In some parts of Appalachia, according to Mark Essig’s article “The Great Appalachian Hog Drives” on Atlas Obscura, hogs would be herded by the thousands into large drives from the hills down into the market towns. Being in the foothills of Appalachia, Knox County did not have such massive drives.

Instead, small groups would be taken by a farmer or small group of farmers.

On Monday, Nov. 25, Harvey helped his father drive his seven hogs to market in Fredericktown during snowy weather. Devoe does not give any details about the breed of hogs he and his father were driving, but this was the period in Ohio history where the Poland China breed was being introduced, a breed whose traits had been selected to make it a better walker for drives like this.

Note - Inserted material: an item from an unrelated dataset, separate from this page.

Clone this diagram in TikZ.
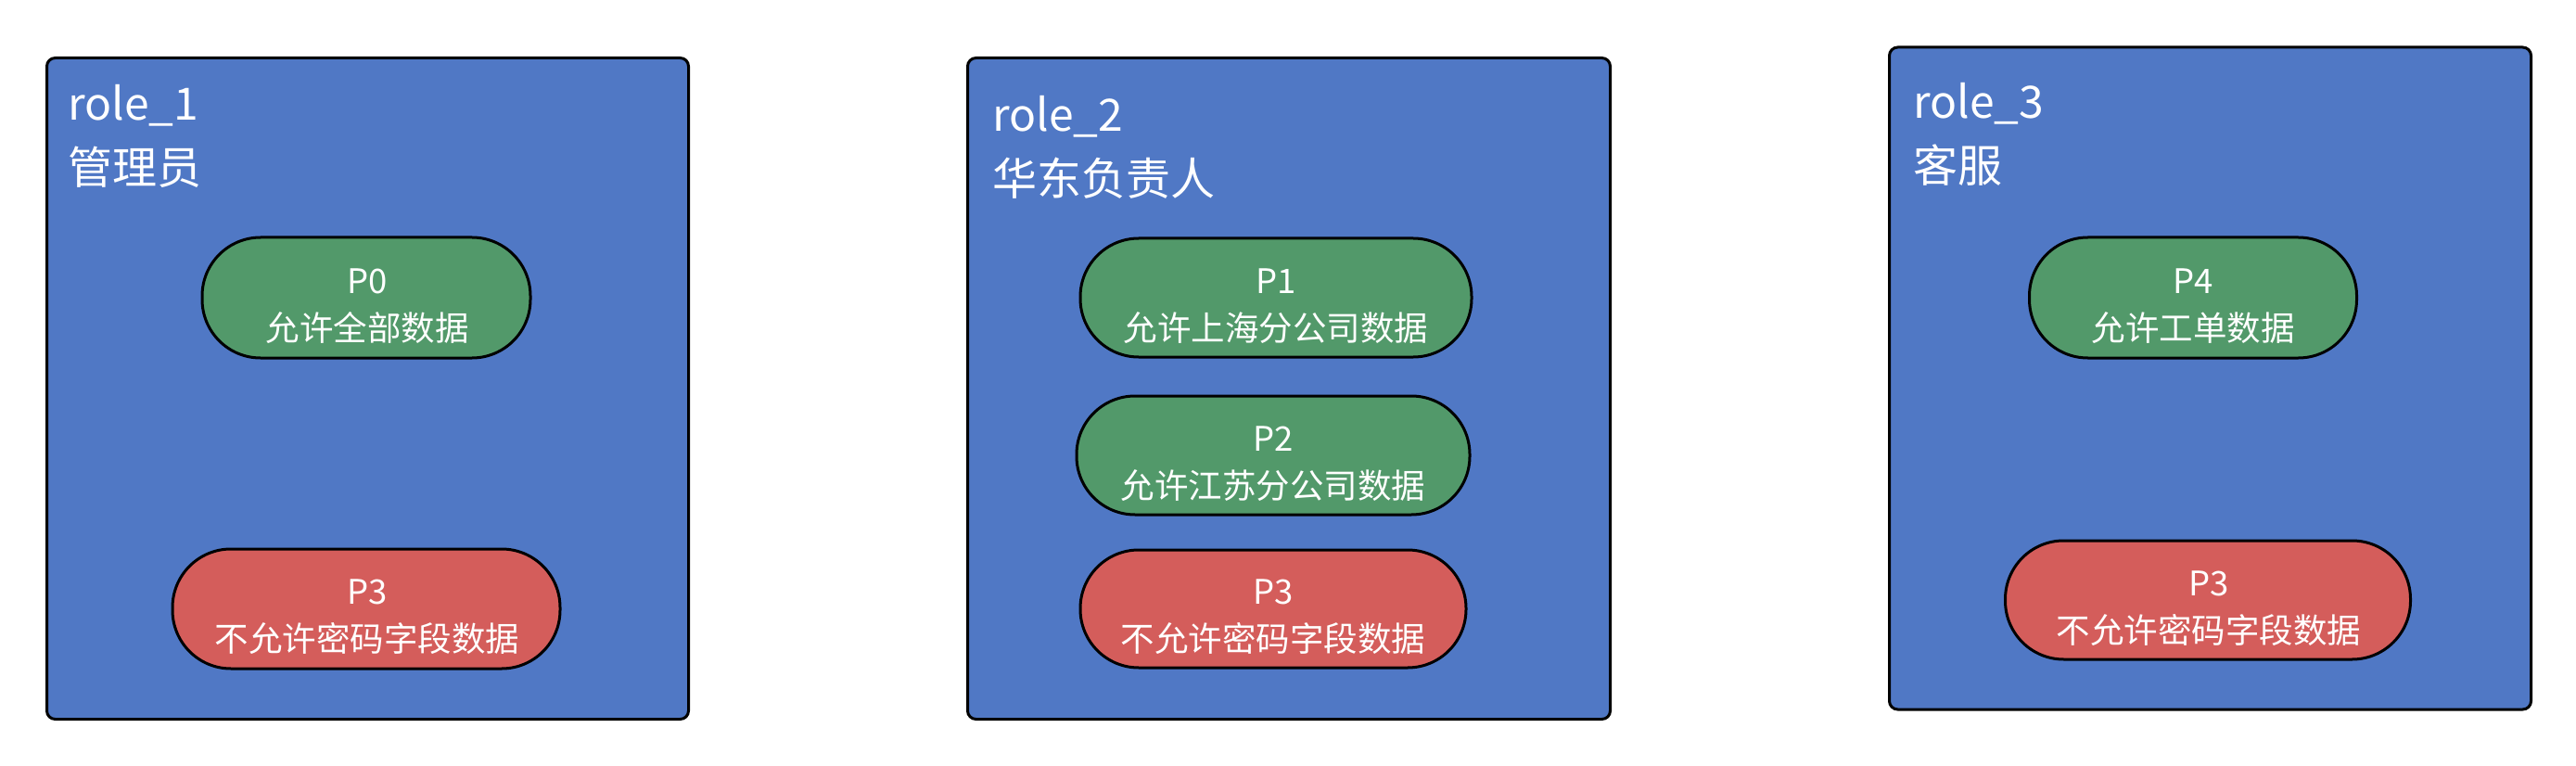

Incidentally, diary editor Alan Borer transcribes Harvey’s note about the pigs’ weight as “16.70 lbs,” which is confusing. A modern adult pig can weight over 500 pounds, but Civil War-era porkers would surely have been smaller. Perhaps Harvey meant that the seven hogs totalled 1,670 pounds in weight?

That would yield an average of a little under 250 pounds per animal, which seems plausible for the period.

Much of the rest of the month was spent in winter food preparation, which included gathering hickory nuts with his wife Martha, shucking corn, and burying turnips and beets.

In the days before refrigeration, an underground root cellar was a good way to preserve root vegetables for the coming year, but a startup farmer like Harvey Devoe would not have had time to build one yet. So he did the next best thing, digging a hole in the yard that would reach beneath the frost line, and burying his beets, roots up so that they wouldn’t rot. Whenever any beets or turnips were needed for food, all they had to do was to dig up a few. Not that difficult — unless the ground was frozen hard.

Sometimes we scold ourselves for the amount of time we spend chattering on social media. But in Harvey’s day, a more primitive version of the same thing was in place: Harvey frequently notes in his diary time he spent writing letters, especially to his brother Ed, who had gone off to Camp King in Kentucky.

Harvey typically wrote him a few letters every week, as well as others to various friends and relatives. While these were usually sent by mail, Harvey notes on Nov. 21 that a private from Camp King named “Wilber Foot” stopped by to visit and drop off a letter to Harvey from Ed. Foot was apparently on leave from the camp, so before he returned to camp a few days later, Harvey wrote another letter for Foot to delivery in person.

“Wilber Foot” was Wilbur D. Foote, who after the war set up as a farmer in Berlin Township, where he had grown up with his parents, Ephraim and Abigail Foote. Foote’s willingness to serve as courier seems a typical display of his generosity. When Foote died many years later at the age of 85, a local obituary said this about him: “He was of a particularly jovial disportation and his chief mission in life was spreading good cheer among his fellow men.”

Harvey also found another courier at one point to take a blanket to his brother, who probably did not have luxurious quarters at Camp King, the army training camp near Louisville, Kentucky. While Ed wrote back to his brother several times, Harvey does not detail what was said in their letters and says nothing else about the simmering war.

The month was mostly devoted to preparing for winter. Amidst all the other work, on Nov. 6, Harvey even noted the completion of a chore usually left in those days to the farmer’s wife: He did the dishes after breakfast.